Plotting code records
==================================================
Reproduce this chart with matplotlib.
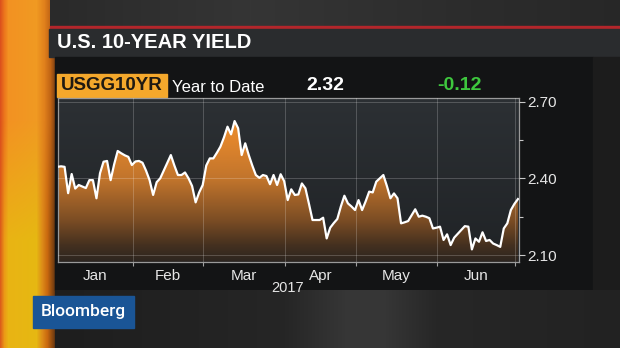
import numpy as np
import pandas as pd
import matplotlib
matplotlib.use("Agg")
import matplotlib.pyplot as plt
from matplotlib.colors import LinearSegmentedColormap, to_rgb
from matplotlib.patches import Rectangle

title = "U.S. 10-YEAR YIELD"
ticker = "USGG10YR"
period = "Year to Date"
last_value = "2.32"
change = "-0.12"
year = "2017"

# one value per weekday, Jan 2 .. Jul 3 2017 (holidays repeat the last close)
dates = pd.bdate_range("2017-01-02", "2017-07-03")
yields = [
    # Jan
    2.445, 2.447, 2.445, 2.342, 2.417, 2.360, 2.374, 2.368, 2.362, 2.393, 2.393,
    2.322, 2.420, 2.465, 2.468, 2.393, 2.455, 2.507, 2.498, 2.490, 2.484, 2.452,
    # Feb
    2.466, 2.468, 2.461, 2.430, 2.393, 2.335, 2.385, 2.400, 2.430, 2.460,
    2.491, 2.450, 2.413, 2.413, 2.423, 2.400, 2.370, 2.306, 2.345, 2.374,
    # Mar
    2.450, 2.478, 2.478, 2.500, 2.524, 2.560, 2.602, 2.572, 2.624, 2.596, 2.491,
    2.537, 2.491, 2.450, 2.413, 2.402, 2.413, 2.409, 2.377, 2.413, 2.374, 2.416, 2.389,
    # Apr
    2.315, 2.357, 2.335, 2.337, 2.380, 2.361, 2.300, 2.237, 2.237, 2.237,
    2.246, 2.165, 2.207, 2.225, 2.241, 2.290, 2.332, 2.302, 2.290, 2.276,
    # May
    2.315, 2.276, 2.310, 2.348, 2.345, 2.387, 2.400, 2.413, 2.370, 2.322, 2.341,
    2.322, 2.224, 2.228, 2.233, 2.256, 2.279, 2.250, 2.254, 2.250, 2.244, 2.204, 2.207,
    # Jun
    2.211, 2.159, 2.181, 2.139, 2.168, 2.183, 2.198, 2.213, 2.211, 2.122, 2.165,
    2.152, 2.189, 2.155, 2.159, 2.145, 2.139, 2.132, 2.204, 2.224, 2.276, 2.300,
    # Jul
    2.319,
]
month_labels = ["Jan", "Feb", "Mar", "Apr", "May", "Jun"]
y_major = [2.10, 2.40, 2.70]
y_minor = [2.25, 2.55]

plt.rcParams["font.family"] = ["Liberation Sans", "DejaVu Sans"]

W, H = 620, 348
fig = plt.figure(figsize=(W / 100, H / 100), dpi=100)
fig.patch.set_facecolor("#1b1b1b")

# background drawn in pixel coordinates
bg = fig.add_axes([0, 0, 1, 1])
bg.set_xlim(0, W)
bg.set_ylim(H, 0)
bg.axis("off")


def hexrgb(c):
    return np.array(to_rgb(c))


def profile(stops, n):
    xs = [s[0] for s in stops]
    cols = np.array([hexrgb(s[1]) for s in stops])
    xx = np.arange(n)
    return np.stack([np.interp(xx, xs, cols[:, k]) for k in range(3)], axis=1)


# orange/yellow side stripe
sw = 58
top_prof = profile([(0, "#dc521c"), (4, "#ec761c"), (8, "#f39222"), (36, "#f09a22"),
                    (44, "#e0801c"), (50, "#c06414"), (55, "#7a3e12"), (57, "#2a1c12")], sw)
bot_prof = profile([(0, "#dc5e1a"), (4, "#eb9a16"), (8, "#e9b414"), (36, "#e6b812"),
                    (42, "#dc8a18"), (47, "#c8680f"), (53, "#7a4010"), (57, "#221a14")], sw)
t = np.clip((np.arange(H) - 120) / 120.0, 0, 1)[:, None, None]
stripe = (1 - t) * top_prof[None] + t * bot_prof[None]
bg.imshow(stripe, extent=[0, sw, H, 0], aspect="auto", zorder=0)

# top band, red rule, title bar, panel
topband = profile([(0, "#2a2a2a"), (200, "#353535"), (420, "#2c2c2c"), (620, "#262626")], W - 50)
bg.imshow(topband[None], extent=[50, W, 26, 0], aspect="auto", zorder=1)
bg.add_patch(Rectangle((50, 25.5), W - 50, 3, color="#b3262b", zorder=2))
bg.add_patch(Rectangle((49, 28.5), W - 49, 28.5, color="#2a2c2e", zorder=2))
bg.add_patch(Rectangle((55, 57), 538, 233, color="#131415", zorder=2))
bg.add_patch(Rectangle((593, 57), W - 593, 233, color="#1c1c1c", zorder=2))
lower = profile([(0, "#1e1e1e"), (230, "#262626"), (290, "#363636"), (330, "#363636"),
                 (380, "#272727"), (565, "#222222")], W - 55)
bg.imshow(lower[None], extent=[55, W, H, 290], aspect="auto", zorder=2)

bg.text(57, 42, title, color="white", fontsize=14.5, fontweight="bold",
        va="center", ha="left", zorder=5)

# header row
bg.add_patch(Rectangle((57, 74), 110, 23, color="#f4a82c", zorder=4))
bg.text(61, 86, ticker, color="#1f1a12", fontsize=13.5, fontweight="bold",
        va="center", ha="left", zorder=5)
bg.text(172, 87, period, color="white", fontsize=12, va="center", ha="left", zorder=5)
bg.text(325, 86, last_value, color="white", fontsize=14, fontweight="bold",
        va="center", ha="center", zorder=5)
bg.text(459, 86, change, color="#3ec73e", fontsize=14, fontweight="bold",
        va="center", ha="center", zorder=5)
bg.text(288, 288, year, color="#e6e6e6", fontsize=10.5, va="center", ha="center", zorder=5)

# Bloomberg tag
bg.add_patch(Rectangle((33, 296), 100.5, 32, color="#1a5596", zorder=6))
bg.text(83, 311.5, "Bloomberg", color="white", fontsize=12.5, fontweight="medium",
        family=["Roboto", "DejaVu Sans"], va="center", ha="center", zorder=7)

# chart
x0, x1, y0, y1 = 57.5, 519, 98.3, 261.7
ax = fig.add_axes([x0 / W, 1 - y1 / H, (x1 - x0) / W, (y1 - y0) / H])
xlo, xhi = 0.0, 130.3
ylo, yhi = 2.074, 2.713

xs = np.arange(len(yields))
ys = np.array(yields)

plot_bg = LinearSegmentedColormap.from_list("pbg", ["#202326", "#2c3034"])
ax.imshow(np.linspace(0, 1, 64).reshape(-1, 1), extent=[xlo, xhi, ylo, yhi],
          origin="lower", aspect="auto", cmap=plot_bg, zorder=0.5)

fill_cmap = LinearSegmentedColormap.from_list(
    "fill", [(0, "#2c2520"), (0.1, "#44301f"), (0.25, "#7a4c24"),
             (0.5, "#c0742c"), (0.75, "#e2862c"), (1, "#f29a34")])
im = ax.imshow(np.linspace(0, 1, 256).reshape(-1, 1), extent=[xlo, xhi, ylo, yhi],
               origin="lower", aspect="auto", cmap=fill_cmap, zorder=1.5)
poly = ax.fill_between(xs, ys, ylo, facecolor="none", edgecolor="none")
im.set_clip_path(poly.get_paths()[0], transform=ax.transData)

ax.plot(xs, ys, color="white", lw=1.6, zorder=4, solid_joinstyle="round")

# month boundaries sit a little before the first weekday of each month
month_idx = [0] + [i for i in range(1, len(dates)) if dates[i].month != dates[i - 1].month]
bounds = [i - 0.8 for i in month_idx[1:]]
edges = [xlo] + bounds
centers = [(edges[k] + edges[k + 1]) / 2 for k in range(len(month_labels))]

ax.set_xlim(xlo, xhi)
ax.set_ylim(ylo, yhi)
ax.set_xticks(bounds)
ax.set_xticklabels([])
ax.set_xticks(centers, minor=True)
ax.set_xticklabels(month_labels, minor=True)
ax.tick_params(axis="x", which="major", direction="out", length=3, width=0.8, color="#a0a0a0")
ax.tick_params(axis="x", which="minor", length=0, pad=5, labelsize=11, labelcolor="#e6e6e6")

ax.yaxis.tick_right()
ax.set_yticks(y_major)
ax.set_yticklabels([f"{v:.2f}" for v in y_major])
ax.set_yticks(y_minor, minor=True)
ax.tick_params(axis="y", which="major", direction="out", length=4, width=0.8,
               color="#c8c8c8", pad=2, labelsize=11, labelcolor="#e6e6e6")
ax.tick_params(axis="y", which="minor", direction="out", length=3, width=0.8, color="#c8c8c8")

ax.set_axisbelow(False)
ax.grid(True, which="major", color="white", alpha=0.2, lw=0.7)
for s in ax.spines.values():
    s.set_color("#9a9a9a")
    s.set_linewidth(0.9)

fig.savefig("out.png", dpi=100, facecolor=fig.get_facecolor())
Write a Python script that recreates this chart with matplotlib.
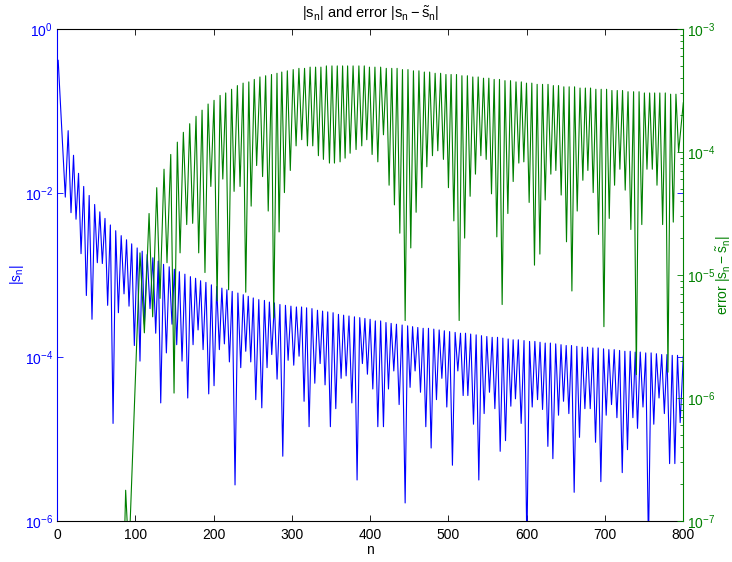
import numpy as np
import matplotlib
matplotlib.use('Agg')
import matplotlib.pyplot as plt
from matplotlib.ticker import FixedLocator, NullLocator, LogLocator, NullFormatter

plt.rcParams['font.family'] = ['Liberation Sans', 'DejaVu Sans']
plt.rcParams['mathtext.fontset'] = 'custom'
plt.rcParams['mathtext.rm'] = 'Liberation Sans'
plt.rcParams['mathtext.it'] = 'Liberation Sans'
plt.rcParams['mathtext.sf'] = 'Liberation Sans'
plt.rcParams['mathtext.bf'] = 'Liberation Sans:bold'

# ---------------- data (log10 of values) ----------------
# |s_n| : start, local minima (cusps) and local maxima between them
blue_head_n = [0.0, 1.5]
blue_head_v = [-0.45, -0.38]
blue_trough_n = [10.6, 17.9, 24.3, 30.7, 37.5, 44.7, 51.5, 57.9, 64.7, 71.6, 78.4, 85.6,
                 92.0, 98.8, 106.0, 111.6, 118.8, 126.1, 132.5, 139.7, 146.9, 152.9, 159.7, 167.0, 173.8, 180.2, 186.6, 193.8,
                 200.6, 207.4, 213.8, 220.2, 227.4, 234.7, 241.1, 247.5, 253.9, 261.6, 268.3, 274.3, 281.1, 288.4, 295.2, 302.4,
                 309.2, 315.6, 322.0, 329.3, 336.1, 342.4, 349.2, 356.1, 362.9, 369.3, 376.6, 383.3, 390.1, 396.5, 403.4, 409.8,
                 417.0, 423.4, 430.2, 437.0, 444.7, 451.0, 457.4, 464.3, 471.1, 477.9, 484.7, 491.6, 497.9, 505.1, 512.0, 518.8,
                 524.8, 532.0, 538.8, 545.6, 552.4, 559.3, 566.1, 572.9, 579.7, 585.6, 592.9, 600.2, 607.0, 613.8, 620.2, 627.0,
                 633.4, 640.6, 647.0, 653.8, 660.6, 667.4, 674.3, 681.1, 687.9, 694.7, 701.5, 708.3, 715.2, 722.0, 728.7, 735.6,
                 741.5, 748.5, 755.5, 762.3, 769.0, 775.8, 782.5, 789.2, 796.0]
blue_trough_v = [-2.05, -2.24, -2.32, -2.74, -3.25, -3.54, -2.85, -2.86, -3.37, -4.81, -3.46, -3.23,
                 -3.38, -3.86, -4.05, -3.60, -3.41, -3.71, -4.56, -3.95, -3.60, -3.85, -4.05, -4.50, -3.85, -3.67, -3.91, -4.45,
                 -4.35, -3.91, -3.84, -4.06, -5.56, -4.13, -3.93, -4.06, -4.52, -4.62, -4.13, -3.97, -4.27, -5.21, -4.04, -4.10,
                 -3.99, -4.54, -4.85, -4.32, -4.08, -4.34, -4.85, -4.63, -4.26, -4.23, -4.56, -5.50, -4.08, -4.21, -4.39, -4.85,
                 -4.85, -4.39, -4.17, -4.58, -5.78, -4.37, -4.17, -4.43, -4.85, -5.11, -4.52, -4.26, -4.61, -5.32, -4.17, -4.47,
                 -4.47, -4.82, -5.50, -4.69, -4.43, -4.63, -5.15, -5.02, -4.60, -4.51, -4.81, -6.30, -4.61, -4.52, -4.64, -5.09,
                 -5.24, -4.71, -4.54, -4.69, -5.65, -4.98, -4.63, -4.63, -5.04, -5.52, -4.71, -4.58, -4.74, -5.41, -5.13, -4.74,
                 -4.87, -4.61, -6.30, -4.82, -4.50, -4.69, -5.30, -5.30, -4.80]
blue_peak_v = [-1.24, -1.54, -1.76, -1.92, -2.03, -2.14, -2.23, -2.31, -2.39, -2.46, -2.52, -2.57,
               -2.62, -2.67, -2.71, -2.75, -2.79, -2.83, -2.87, -2.90, -2.93, -2.96, -2.99, -3.02, -3.04, -3.07, -3.09, -3.12,
               -3.14, -3.16, -3.18, -3.20, -3.22, -3.24, -3.26, -3.28, -3.30, -3.31, -3.33, -3.34, -3.36, -3.37, -3.38, -3.39,
               -3.39, -3.40, -3.41, -3.43, -3.44, -3.45, -3.46, -3.48, -3.49, -3.50, -3.51, -3.52, -3.53, -3.54, -3.56, -3.56,
               -3.58, -3.59, -3.60, -3.61, -3.62, -3.63, -3.64, -3.65, -3.65, -3.66, -3.67, -3.68, -3.69, -3.70, -3.71, -3.71,
               -3.72, -3.73, -3.74, -3.75, -3.76, -3.76, -3.77, -3.78, -3.79, -3.79, -3.80, -3.81, -3.81, -3.82, -3.83, -3.83,
               -3.84, -3.85, -3.86, -3.86, -3.87, -3.88, -3.88, -3.89, -3.89, -3.90, -3.91, -3.91, -3.92, -3.93, -3.93, -3.94,
               -3.94, -3.95, -3.95, -3.96, -3.97, -3.97, -3.98, -3.98]
blue_tail_n = [800.0]
blue_tail_v = [-3.99]

# error |s_n - s~_n| : local minima and maxima
green_trough_n = [84.5, 91.8, 111.6, 122.2, 131.6, 140.5, 149.5, 157.2, 165.7, 173.3, 181.0, 189.0, 196.5,
                  204.5, 211.8, 219.2, 226.2, 233.8, 241.1, 248.0, 255.0, 262.6, 269.8, 276.8, 283.7,
                  290.5, 298.0, 305.4, 312.6, 319.9, 326.7, 333.9, 340.3, 348.0, 354.4,
                  361.6, 368.0, 374.4, 382.0, 389.3, 395.7, 402.5, 409.8, 417.0, 424.2,
                  431.0, 437.9, 444.7, 451.9, 458.7, 466.0, 472.4, 479.6, 486.4, 493.6,
                  500.0, 506.9, 513.7, 520.7, 527.7, 534.5, 541.4, 548.2, 555.0, 561.8,
                  568.6, 575.9, 582.7, 589.9, 596.3, 603.1, 609.9, 616.8, 623.6, 630.8,
                  637.2, 644.0, 650.8, 657.7, 664.5, 671.7, 678.1, 684.9, 691.7, 698.6,
                  705.4, 712.2, 719.0, 725.8, 733.0, 740.0, 747.0, 753.6, 760.4, 766.4,
                  773.6, 780.4, 787.2, 794.0]
green_trough_v = [-7.60, -7.30, -5.47, -5.34, -5.19, -4.90, -5.96, -4.82, -4.59, -4.58, -4.82, -4.98, -4.28,
                  -5.21, -4.22, -5.12, -4.32, -4.28, -5.14, -4.44, -4.11, -4.20, -4.48, -5.35, -4.65,
                  -4.33, -4.15, -3.95, -3.90, -3.95, -3.95, -4.03, -4.06, -4.09, -4.09,
                  -4.08, -4.05, -4.01, -3.98, -3.95, -3.90, -4.02, -4.08, -3.86, -4.27,
                  -4.43, -4.66, -5.37, -4.78, -4.49, -4.29, -4.12, -4.03, -3.99, -4.06,
                  -4.29, -4.56, -5.37, -4.70, -4.36, -4.18, -4.03, -4.06, -4.34, -4.69,
                  -5.24, -4.50, -4.24, -4.09, -4.08, -4.41, -4.92, -4.83, -4.39, -4.18,
                  -4.15, -4.35, -4.73, -5.13, -4.48, -4.23, -4.15, -4.33, -4.67, -5.42,
                  -4.54, -4.27, -4.14, -4.31, -4.63, -5.81, -4.59, -4.14, -4.14, -4.27,
                  -4.59, -5.79, -4.57, -4.00]
green_peak_n = [87.7, 106.0, 117.6, 127.4, 136.7, 145.3, 153.7, 161.4, 169.5, 177.6, 185.3, 193.0,
                200.6, 208.3, 215.5, 223.0, 230.4, 237.7, 245.0, 252.0, 259.2, 266.5, 274.0, 281.0,
                287.1, 294.2, 301.7, 309.0, 316.2, 323.3, 330.3, 337.1, 344.1, 351.2,
                358.0, 364.8, 371.2, 378.2, 385.6, 392.5, 399.1, 406.1, 413.4, 420.6,
                427.6, 434.4, 441.3, 448.3, 455.3, 462.3, 469.2, 476.0, 483.0, 490.0,
                496.8, 503.4, 510.3, 517.2, 524.2, 531.1, 538.0, 544.8, 551.6, 558.4,
                565.2, 572.2, 579.3, 586.3, 593.1, 599.7, 606.5, 613.3, 620.2, 627.2,
                634.0, 640.6, 647.4, 654.2, 661.1, 668.1, 674.9, 681.5, 688.3, 695.1,
                702.0, 708.8, 715.6, 722.4, 729.4, 736.5, 743.5, 750.3, 757.0, 763.4,
                770.0, 777.0, 783.8, 790.6]
green_peak_v = [-6.75, -4.82, -4.50, -4.29, -4.14, -4.02, -3.92, -3.84, -3.77, -3.71, -3.66, -3.61,
                -3.58, -3.54, -3.52, -3.49, -3.46, -3.44, -3.43, -3.41, -3.39, -3.38, -3.37, -3.36,
                -3.35, -3.34, -3.33, -3.32, -3.32, -3.31, -3.31, -3.31, -3.30, -3.30,
                -3.30, -3.30, -3.30, -3.30, -3.30, -3.30, -3.31, -3.31, -3.31, -3.32,
                -3.32, -3.32, -3.33, -3.33, -3.34, -3.34, -3.35, -3.35, -3.36, -3.36,
                -3.37, -3.37, -3.37, -3.38, -3.38, -3.39, -3.39, -3.40, -3.40, -3.41,
                -3.41, -3.42, -3.42, -3.43, -3.43, -3.44, -3.44, -3.45, -3.45, -3.45,
                -3.46, -3.46, -3.47, -3.47, -3.47, -3.48, -3.48, -3.48, -3.49, -3.49,
                -3.49, -3.50, -3.50, -3.50, -3.51, -3.51, -3.51, -3.52, -3.52, -3.52,
                -3.52, -3.52, -3.53, -3.53]
green_tail_n = [800.0]
green_tail_v = [-3.60]

x_ticks = [0, 100, 200, 300, 400, 500, 600, 700, 800]
left_ticks = [1e-6, 1e-4, 1e-2, 1e0]
left_labels = [r'$10^{-6}$', r'$10^{-4}$', r'$10^{-2}$', r'$10^{0}$']
right_ticks = [1e-7, 1e-6, 1e-5, 1e-4, 1e-3]
right_labels = [r'$10^{-7}$', r'$10^{-6}$', r'$10^{-5}$', r'$10^{-4}$', r'$10^{-3}$']

BLUE = '#0000ff'
GREEN = '#008000'


def series(head_n, head_v, tn, tv, pn, pv, tail_n, tail_v):
    n = list(head_n)
    v = list(head_v)
    for i in range(len(tn)):
        n.append(tn[i]); v.append(tv[i])
        if i < len(pv) and i < len(pn):
            n.append(pn[i]); v.append(pv[i])
    n += list(tail_n)
    v += list(tail_v)
    return np.array(n), 10.0 ** np.array(v)


bt = np.array(blue_trough_n)
blue_peak_n = list((bt[:-1] + bt[1:]) / 2.0)
bx, by = series(blue_head_n, blue_head_v, blue_trough_n, blue_trough_v,
                blue_peak_n, blue_peak_v, blue_tail_n, blue_tail_v)
gx, gy = series([], [], green_trough_n, green_trough_v,
                green_peak_n, green_peak_v, green_tail_n, green_tail_v)

fig = plt.figure(figsize=(7.32, 5.62), dpi=100)
ax1 = fig.add_axes([57 / 732, 1 - 521 / 562, (683.3 - 57) / 732, (521 - 29) / 562])
ax2 = ax1.twinx()

ax1.plot(bx, by, color=BLUE, lw=0.8)
ax2.plot(gx, gy, color=GREEN, lw=0.8)

ax1.set_xlim(0, 800)
ax1.set_yscale('log')
ax1.set_ylim(1e-6, 1)
ax2.set_yscale('log')
ax2.set_ylim(1e-7, 1e-3)

ax1.xaxis.set_major_locator(FixedLocator(x_ticks))
ax1.set_xticklabels([str(t) for t in x_ticks])
ax1.yaxis.set_major_locator(FixedLocator(left_ticks))
ax1.set_yticklabels(left_labels)
ax1.yaxis.set_minor_locator(NullLocator())
ax2.yaxis.set_major_locator(FixedLocator(right_ticks))
ax2.set_yticklabels(right_labels)
ax2.yaxis.set_minor_locator(LogLocator(base=10, subs=np.arange(2, 10)))
ax2.yaxis.set_minor_formatter(NullFormatter())

ax1.tick_params(axis='x', direction='in', top=True, length=4, width=0.6,
                labelsize=10, colors='black', pad=5)
ax1.tick_params(axis='y', direction='in', right=True, length=4, width=0.6,
                labelsize=10, colors=BLUE, pad=3)
ax2.tick_params(axis='y', which='major', direction='in', length=4, width=0.6,
                labelsize=10, colors=GREEN, pad=3)
ax2.tick_params(axis='y', which='minor', direction='in', length=2.2, width=0.6,
                colors=GREEN)

for s in ['top', 'bottom']:
    ax1.spines[s].set_color('black')
    ax1.spines[s].set_linewidth(0.8)
ax1.spines['left'].set_color(BLUE)
ax1.spines['left'].set_linewidth(0.8)
ax1.spines['right'].set_visible(False)
ax2.spines['right'].set_color(GREEN)
ax2.spines['right'].set_linewidth(0.8)
for s in ['left', 'top', 'bottom']:
    ax2.spines[s].set_visible(False)

ax1.set_xlabel('n', fontsize=10, labelpad=1)
ax1.set_ylabel(r'$|s_n|$', color=BLUE, fontsize=10)
ax1.yaxis.set_label_coords(-0.050, 0.5)
ax2.set_ylabel(r'error $|s_n - \tilde{s}_n|$', color=GREEN, fontsize=10)
ax2.yaxis.set_label_coords(1.0495, 0.5)
ax1.set_title(r'$|s_n|$ and error $|s_n - \tilde{s}_n|$', fontsize=10.5, pad=8)

fig.savefig('out.png', dpi=100)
==================================================
__SHORT EXERCISE__. Up to and including the line containing "from matplotlib.patches import Rectangle", quote each line of the entries above from the very first, please, exactly and without images.

__FINAL ANSWER__.
Reproduce this chart with matplotlib.
import numpy as np
import pandas as pd
import matplotlib
matplotlib.use("Agg")
import matplotlib.pyplot as plt
from matplotlib.colors import LinearSegmentedColormap, to_rgb
from matplotlib.patches import Rectangle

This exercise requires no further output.